Brash and cocksure on the surface, Drake changed abruptly when confronted by danger into a nervous wreck, often babbling to himself or breaking into an outright panic when faced with mortal peril. As an obvious Indiana Jones surrogate, this felt natural to the character and made him endlessly likable and relatable throughout his mass-murdering adventure. Where Tomb Raider failed was by trying to recreate this same easy empathy in a character where it didn’t really fit. The Lara Croft I met when I started Tomb Raider did not feel like someone who would have a constant inner monologue, and it felt strangely surreal for her to be walking around saying things like “You can do this Lara!” or “Woah-woah-woah-woah.” It’s a direct crib of the Nathan Drake character, and it clashes heavily with the Lara Croft we meet almost immediately.
The next problem I had with the game came along very quickly with the controversial attempted rape and the murder that followed. Touted as Lara’s first kill, the incredible cliche of making it a rape scenario again attempts to put us immediately on her side, though via an obvious case of emotional manipulation. Lara, of course, has every right to defend herself from the potential of sexual assault or violence but this fact does not excuse the sloppy and heavy-handed way we arrive at Lara’s first kill. What it does do is exploit this very real threat that exists, and is perpetrated every day in our society, for the easy emotional leverage it allows the story-teller to wield against its audience, barely two hours into this clumsy tale.
All of this aside, the troubles I had with the narrative would be much easier to ignore had Tomb Raider presented a better gameplay model. Instead, it again feels like a direct lift of Nathan Drake’s style of play, albeit painted over with an appropriate layer of origin story dirt and grit. Lara scrambles up cliffs, escapes failing structures, and guns down a small army of mercenaries all while trying to remain vulnerable and affable to the player. This causes the game to feel at odds with itself constantly, with the script portraying Lara as a traumatized victim learning how to survive in a harsh and unforgiving world, and the bulk of the gameplay depicting her as in invincible superheroine who can survive nearly anything with a few scratches.
These survival aspects feel more akin to Metal Gear Solid 3: Snake Eater, but the problem remains in this case as well. Snake, like Nathan Drake is already experienced and battle-hardened when we first meet him, so it doesn’t feel like an amusing juxtaposition when he hunts and cooks the local wildlife with ease or patches himself up at a moments notice. All we know of Lara is that she’s a wealthy heiress when the game opens, and her lack of experience clashes commonly with her seeming invulnerability. The constant message here remains clear: if you want to portray your central character as a likable survivor in a difficult situation, she can’t turn her super powers on and off at a moment’s notice just as we are getting to know her as it flies in the face of everything else the game is trying to communicate about this character.

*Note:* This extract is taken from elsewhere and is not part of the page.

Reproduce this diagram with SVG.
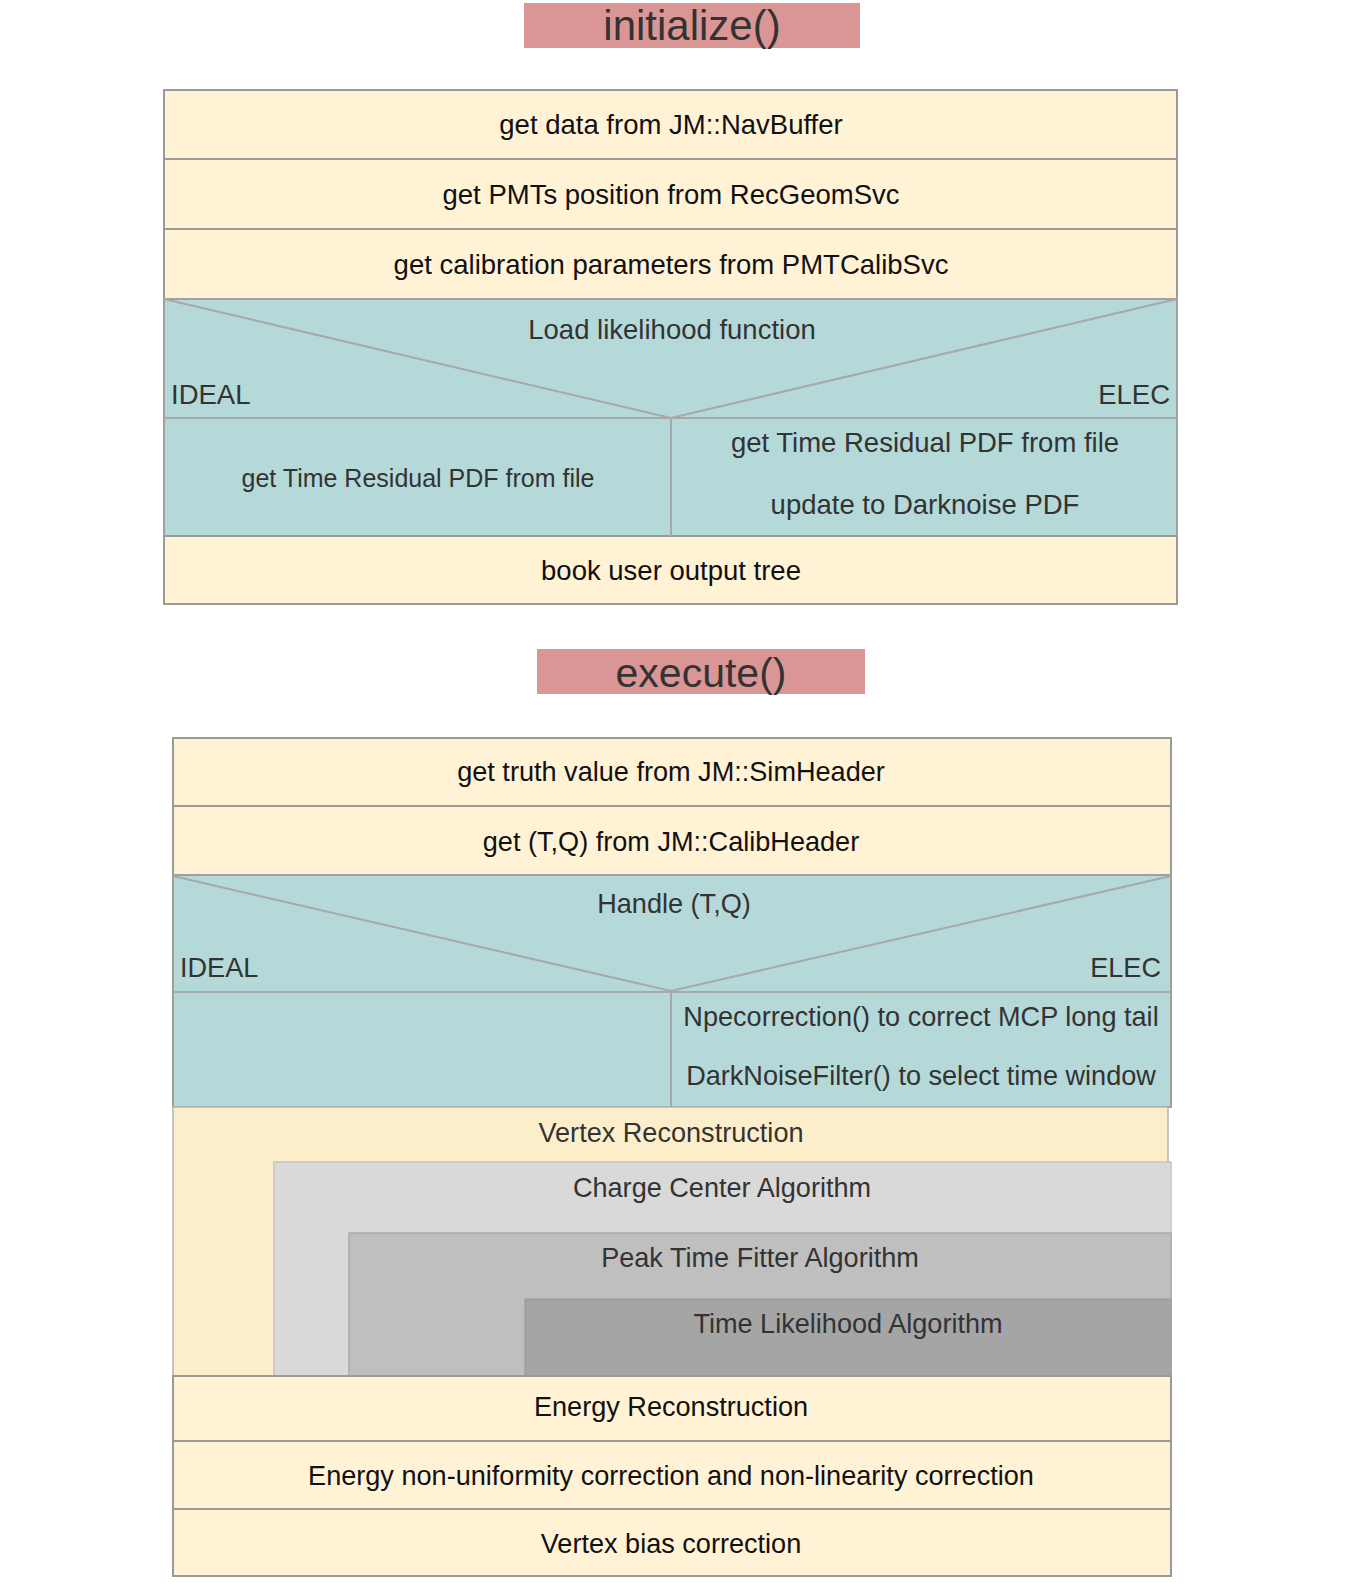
<svg xmlns="http://www.w3.org/2000/svg" width="1356" height="1586" viewBox="0 0 1356 1586">
<style>
text{font-family:"Liberation Sans",Arial,sans-serif;font-size:27.5px;text-anchor:middle;fill:#111}
.e text{font-size:27.1px}
.t{fill:#333}
.title{font-size:41px;fill:#333}
.y{fill:#fff2d5;stroke:#9a9a9a;stroke-width:2}
.v{fill:#fdeecb;stroke:#b5b5b5;stroke-width:1.5}
.c{fill:#b5d9d9;stroke:#a0a0a0;stroke-width:2}
.r{fill:#da9695}
.l{stroke:#a8a8a8;stroke-width:2;fill:none}
.g1{fill:#d9d9d9;stroke:#c4c4c4;stroke-width:1.5}
.g2{fill:#bfbfbf;stroke:#aaaaaa;stroke-width:1.5}
.g3{fill:#a5a5a5;stroke:#989898;stroke-width:1}
</style>
<rect width="1356" height="1586" fill="#fff"/>

<g id="init-title"><rect class="r" x="524" y="3" width="336" height="45"/><text class="title" x="692" y="40" style="font-size:42px">initialize()</text></g>
<g id="init-1"><rect class="y" x="164" y="90" width="1013" height="69"/><text x="671" y="134">get data from JM::NavBuffer</text></g>
<g id="init-2"><rect class="y" x="164" y="159" width="1013" height="70"/><text x="671" y="204">get PMTs position from RecGeomSvc</text></g>
<g id="init-3"><rect class="y" x="164" y="229" width="1013" height="70"/><text x="671" y="274">get calibration parameters from PMTCalibSvc</text></g>
<g id="init-load">
<rect class="c" x="164" y="299" width="1013" height="237"/>
<text class="t" x="672" y="339">Load likelihood function</text>
<text class="t" x="171" y="404" style="text-anchor:start">IDEAL</text>
<text class="t" x="1170" y="404" style="text-anchor:end">ELEC</text>
<text class="t" x="418" y="487" style="font-size:25px">get Time Residual PDF from file</text>
<text class="t" x="925" y="452">get Time Residual PDF from file</text>
<text class="t" x="925" y="514">update to Darknoise PDF</text>
</g>
<g id="init-book"><rect class="y" x="164" y="536" width="1013" height="68"/><text x="671" y="580">book user output tree</text></g>

<g id="exec-title"><rect class="r" x="537" y="649" width="328" height="45"/><text class="title" x="701" y="687">execute()</text></g>
<g id="exec-1" class="e"><rect class="y" x="173" y="738" width="998" height="68"/><text x="671" y="781">get truth value from JM::SimHeader</text></g>
<g id="exec-2" class="e"><rect class="y" x="173" y="806" width="998" height="69"/><text x="671" y="851">get (T,Q) from JM::CalibHeader</text></g>
<g id="exec-handle" class="e">
<rect class="c" x="173" y="875" width="998" height="232"/>
<text class="t" x="674" y="913">Handle (T,Q)</text>
<text class="t" x="180" y="977" style="text-anchor:start">IDEAL</text>
<text class="t" x="1161" y="977" style="text-anchor:end">ELEC</text>
<text class="t" x="921" y="1026">Npecorrection() to correct MCP long tail</text>
<text class="t" x="921" y="1085">DarkNoiseFilter() to select time window</text>
</g>
<g id="exec-vertex" class="e">
<rect class="v" x="173" y="1107" width="995" height="269"/>
<text class="t" x="671" y="1142">Vertex Reconstruction</text>
</g>
<g id="exec-charge" class="e"><rect class="g1" x="274" y="1162" width="897" height="214"/><text class="t" x="722" y="1197">Charge Center Algorithm</text></g>
<g id="exec-peak" class="e"><rect class="g2" x="349" y="1233" width="822" height="143"/><text class="t" x="760" y="1267">Peak Time Fitter Algorithm</text></g>
<g id="exec-tl" class="e"><rect class="g3" x="525" y="1299" width="646" height="77"/><text class="t" x="848" y="1333">Time Likelihood Algorithm</text></g>
<g id="exec-energy" class="e"><rect class="y" x="173" y="1376" width="998" height="65"/><text x="671" y="1416">Energy Reconstruction</text></g>
<g id="exec-nonuni" class="e"><rect class="y" x="173" y="1441" width="998" height="68"/><text x="671" y="1485">Energy non-uniformity correction and non-linearity correction</text></g>
<g id="exec-bias" class="e"><rect class="y" x="173" y="1509" width="998" height="67"/><text x="671" y="1553">Vertex bias correction</text></g>

<g id="connectors">
<polyline class="l" points="164,299 671,418 1177,299"/>
<line class="l" x1="164" y1="418" x2="1177" y2="418"/>
<line class="l" x1="671" y1="418" x2="671" y2="536"/>
<polyline class="l" points="173,876 671,991 1171,876"/>
<line class="l" x1="173" y1="992" x2="1171" y2="992"/>
<line class="l" x1="671" y1="992" x2="671" y2="1107"/>
</g>
</svg>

In the end, I would make it scarcely 6 hours into Lara Croft’s new adventure before losing interest and trading it in at a loss. As such, I’m one of the few who will not be waiting with baited breath for the upcoming successor, Rise of the Tomb Raider, though, I hope for the sake of the the themes and gameplay styles present in the sequel that it showcases a better and more consistent tonal balance.